What you will do: It is required that all of the data be written out exactly.

Data shown:
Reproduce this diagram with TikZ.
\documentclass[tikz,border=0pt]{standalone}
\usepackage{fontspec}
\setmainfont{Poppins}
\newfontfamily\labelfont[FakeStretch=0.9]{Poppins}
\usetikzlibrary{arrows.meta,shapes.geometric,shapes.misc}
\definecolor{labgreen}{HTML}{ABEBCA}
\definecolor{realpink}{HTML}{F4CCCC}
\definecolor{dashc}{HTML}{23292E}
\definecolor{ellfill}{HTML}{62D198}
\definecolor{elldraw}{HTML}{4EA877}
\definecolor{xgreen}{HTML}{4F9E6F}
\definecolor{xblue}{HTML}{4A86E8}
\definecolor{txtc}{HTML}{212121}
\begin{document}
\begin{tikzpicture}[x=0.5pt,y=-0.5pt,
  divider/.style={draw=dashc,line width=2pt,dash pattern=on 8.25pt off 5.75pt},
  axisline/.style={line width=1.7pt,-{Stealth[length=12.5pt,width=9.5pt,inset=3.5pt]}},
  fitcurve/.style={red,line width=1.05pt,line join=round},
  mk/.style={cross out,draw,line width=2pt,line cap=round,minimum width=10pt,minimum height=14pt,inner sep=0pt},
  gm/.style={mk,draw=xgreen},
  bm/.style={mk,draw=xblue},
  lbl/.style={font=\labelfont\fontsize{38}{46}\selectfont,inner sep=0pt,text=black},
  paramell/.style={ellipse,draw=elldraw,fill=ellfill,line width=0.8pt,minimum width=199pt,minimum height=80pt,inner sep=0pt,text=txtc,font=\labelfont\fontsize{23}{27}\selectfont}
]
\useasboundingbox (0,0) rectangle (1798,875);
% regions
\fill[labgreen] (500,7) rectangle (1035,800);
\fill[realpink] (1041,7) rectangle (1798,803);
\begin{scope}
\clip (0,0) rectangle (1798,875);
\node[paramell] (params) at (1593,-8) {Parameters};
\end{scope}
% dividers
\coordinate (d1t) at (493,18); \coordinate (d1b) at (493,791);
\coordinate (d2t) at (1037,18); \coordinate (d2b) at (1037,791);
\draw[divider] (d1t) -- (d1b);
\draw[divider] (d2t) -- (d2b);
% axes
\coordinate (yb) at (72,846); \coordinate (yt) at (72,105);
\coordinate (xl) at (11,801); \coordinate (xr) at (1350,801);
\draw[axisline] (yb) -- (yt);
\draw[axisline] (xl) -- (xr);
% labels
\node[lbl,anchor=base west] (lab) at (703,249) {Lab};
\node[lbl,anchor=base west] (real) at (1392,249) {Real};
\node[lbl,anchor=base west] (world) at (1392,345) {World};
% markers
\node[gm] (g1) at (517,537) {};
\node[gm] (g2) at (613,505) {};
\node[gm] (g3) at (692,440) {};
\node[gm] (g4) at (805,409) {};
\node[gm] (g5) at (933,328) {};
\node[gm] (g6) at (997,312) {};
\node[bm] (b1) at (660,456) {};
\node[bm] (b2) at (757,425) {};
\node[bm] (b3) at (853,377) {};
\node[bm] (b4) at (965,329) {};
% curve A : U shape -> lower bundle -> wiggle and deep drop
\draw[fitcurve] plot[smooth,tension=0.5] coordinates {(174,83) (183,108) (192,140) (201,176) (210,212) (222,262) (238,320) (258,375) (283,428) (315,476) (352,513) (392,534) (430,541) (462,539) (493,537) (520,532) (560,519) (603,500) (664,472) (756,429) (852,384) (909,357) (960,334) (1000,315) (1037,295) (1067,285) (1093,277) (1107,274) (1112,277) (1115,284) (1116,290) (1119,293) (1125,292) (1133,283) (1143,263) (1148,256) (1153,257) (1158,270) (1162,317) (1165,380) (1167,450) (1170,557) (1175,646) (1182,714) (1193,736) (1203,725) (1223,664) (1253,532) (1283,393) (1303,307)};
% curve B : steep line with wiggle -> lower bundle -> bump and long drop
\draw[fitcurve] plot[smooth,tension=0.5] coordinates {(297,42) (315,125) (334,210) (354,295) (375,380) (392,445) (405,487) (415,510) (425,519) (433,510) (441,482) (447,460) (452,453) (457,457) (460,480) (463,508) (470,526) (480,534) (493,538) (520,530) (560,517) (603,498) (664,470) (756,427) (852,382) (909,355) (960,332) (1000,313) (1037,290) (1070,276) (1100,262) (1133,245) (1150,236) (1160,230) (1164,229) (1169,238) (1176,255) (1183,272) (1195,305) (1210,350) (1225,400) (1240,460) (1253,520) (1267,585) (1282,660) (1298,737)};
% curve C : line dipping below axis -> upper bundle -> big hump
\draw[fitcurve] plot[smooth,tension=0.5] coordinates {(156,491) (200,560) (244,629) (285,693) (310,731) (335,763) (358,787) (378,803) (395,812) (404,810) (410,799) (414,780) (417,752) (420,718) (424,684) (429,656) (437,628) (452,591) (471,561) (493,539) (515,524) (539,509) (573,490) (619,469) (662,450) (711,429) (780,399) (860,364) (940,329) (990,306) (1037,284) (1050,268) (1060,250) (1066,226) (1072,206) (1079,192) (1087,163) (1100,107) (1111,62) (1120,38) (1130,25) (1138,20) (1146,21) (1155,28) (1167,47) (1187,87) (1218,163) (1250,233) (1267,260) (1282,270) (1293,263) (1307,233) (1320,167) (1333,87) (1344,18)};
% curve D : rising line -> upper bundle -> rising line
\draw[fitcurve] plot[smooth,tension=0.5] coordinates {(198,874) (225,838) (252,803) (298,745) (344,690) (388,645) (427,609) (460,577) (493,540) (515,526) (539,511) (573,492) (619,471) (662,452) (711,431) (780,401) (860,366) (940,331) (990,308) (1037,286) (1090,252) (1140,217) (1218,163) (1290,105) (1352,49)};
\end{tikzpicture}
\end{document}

The response:
Reproduce this diagram with TikZ.
\documentclass[tikz,border=0pt]{standalone}
\usepackage{fontspec}
\setmainfont{Poppins}
\newfontfamily\labelfont[FakeStretch=0.9]{Poppins}
\usetikzlibrary{arrows.meta,shapes.geometric,shapes.misc}
\definecolor{labgreen}{HTML}{ABEBCA}
\definecolor{realpink}{HTML}{F4CCCC}
\definecolor{dashc}{HTML}{23292E}
\definecolor{ellfill}{HTML}{62D198}
\definecolor{elldraw}{HTML}{4EA877}
\definecolor{xgreen}{HTML}{4F9E6F}
\definecolor{xblue}{HTML}{4A86E8}
\definecolor{txtc}{HTML}{212121}
\begin{document}
\begin{tikzpicture}[x=0.5pt,y=-0.5pt,
  divider/.style={draw=dashc,line width=2pt,dash pattern=on 8.25pt off 5.75pt},
  axisline/.style={line width=1.7pt,-{Stealth[length=12.5pt,width=9.5pt,inset=3.5pt]}},
  fitcurve/.style={red,line width=1.05pt,line join=round},
  mk/.style={cross out,draw,line width=2pt,line cap=round,minimum width=10pt,minimum height=14pt,inner sep=0pt},
  gm/.style={mk,draw=xgreen},
  bm/.style={mk,draw=xblue},
  lbl/.style={font=\labelfont\fontsize{38}{46}\selectfont,inner sep=0pt,text=black},
  paramell/.style={ellipse,draw=elldraw,fill=ellfill,line width=0.8pt,minimum width=199pt,minimum height=80pt,inner sep=0pt,text=txtc,font=\labelfont\fontsize{23}{27}\selectfont}
]
\useasboundingbox (0,0) rectangle (1798,875);
% regions
\fill[labgreen] (500,7) rectangle (1035,800);
\fill[realpink] (1041,7) rectangle (1798,803);
\begin{scope}
\clip (0,0) rectangle (1798,875);
\node[paramell] (params) at (1593,-8) {Parameters};
\end{scope}
% dividers
\coordinate (d1t) at (493,18); \coordinate (d1b) at (493,791);
\coordinate (d2t) at (1037,18); \coordinate (d2b) at (1037,791);
\draw[divider] (d1t) -- (d1b);
\draw[divider] (d2t) -- (d2b);
% axes
\coordinate (yb) at (72,846); \coordinate (yt) at (72,105);
\coordinate (xl) at (11,801); \coordinate (xr) at (1350,801);
\draw[axisline] (yb) -- (yt);
\draw[axisline] (xl) -- (xr);
% labels
\node[lbl,anchor=base west] (lab) at (703,249) {Lab};
\node[lbl,anchor=base west] (real) at (1392,249) {Real};
\node[lbl,anchor=base west] (world) at (1392,345) {World};
% markers
\node[gm] (g1) at (517,537) {};
\node[gm] (g2) at (613,505) {};
\node[gm] (g3) at (692,440) {};
\node[gm] (g4) at (805,409) {};
\node[gm] (g5) at (933,328) {};
\node[gm] (g6) at (997,312) {};
\node[bm] (b1) at (660,456) {};
\node[bm] (b2) at (757,425) {};
\node[bm] (b3) at (853,377) {};
\node[bm] (b4) at (965,329) {};
% curve A : U shape -> lower bundle -> wiggle and deep drop
\draw[fitcurve] plot[smooth,tension=0.5] coordinates {(174,83) (183,108) (192,140) (201,176) (210,212) (222,262) (238,320) (258,375) (283,428) (315,476) (352,513) (392,534) (430,541) (462,539) (493,537) (520,532) (560,519) (603,500) (664,472) (756,429) (852,384) (909,357) (960,334) (1000,315) (1037,295) (1067,285) (1093,277) (1107,274) (1112,277) (1115,284) (1116,290) (1119,293) (1125,292) (1133,283) (1143,263) (1148,256) (1153,257) (1158,270) (1162,317) (1165,380) (1167,450) (1170,557) (1175,646) (1182,714) (1193,736) (1203,725) (1223,664) (1253,532) (1283,393) (1303,307)};
% curve B : steep line with wiggle -> lower bundle -> bump and long drop
\draw[fitcurve] plot[smooth,tension=0.5] coordinates {(297,42) (315,125) (334,210) (354,295) (375,380) (392,445) (405,487) (415,510) (425,519) (433,510) (441,482) (447,460) (452,453) (457,457) (460,480) (463,508) (470,526) (480,534) (493,538) (520,530) (560,517) (603,498) (664,470) (756,427) (852,382) (909,355) (960,332) (1000,313) (1037,290) (1070,276) (1100,262) (1133,245) (1150,236) (1160,230) (1164,229) (1169,238) (1176,255) (1183,272) (1195,305) (1210,350) (1225,400) (1240,460) (1253,520) (1267,585) (1282,660) (1298,737)};
% curve C : line dipping below axis -> upper bundle -> big hump
\draw[fitcurve] plot[smooth,tension=0.5] coordinates {(156,491) (200,560) (244,629) (285,693) (310,731) (335,763) (358,787) (378,803) (395,812) (404,810) (410,799) (414,780) (417,752) (420,718) (424,684) (429,656) (437,628) (452,591) (471,561) (493,539) (515,524) (539,509) (573,490) (619,469) (662,450) (711,429) (780,399) (860,364) (940,329) (990,306) (1037,284) (1050,268) (1060,250) (1066,226) (1072,206) (1079,192) (1087,163) (1100,107) (1111,62) (1120,38) (1130,25) (1138,20) (1146,21) (1155,28) (1167,47) (1187,87) (1218,163) (1250,233) (1267,260) (1282,270) (1293,263) (1307,233) (1320,167) (1333,87) (1344,18)};
% curve D : rising line -> upper bundle -> rising line
\draw[fitcurve] plot[smooth,tension=0.5] coordinates {(198,874) (225,838) (252,803) (298,745) (344,690) (388,645) (427,609) (460,577) (493,540) (515,526) (539,511) (573,492) (619,471) (662,452) (711,431) (780,401) (860,366) (940,331) (990,308) (1037,286) (1090,252) (1140,217) (1218,163) (1290,105) (1352,49)};
\end{tikzpicture}
\end{document}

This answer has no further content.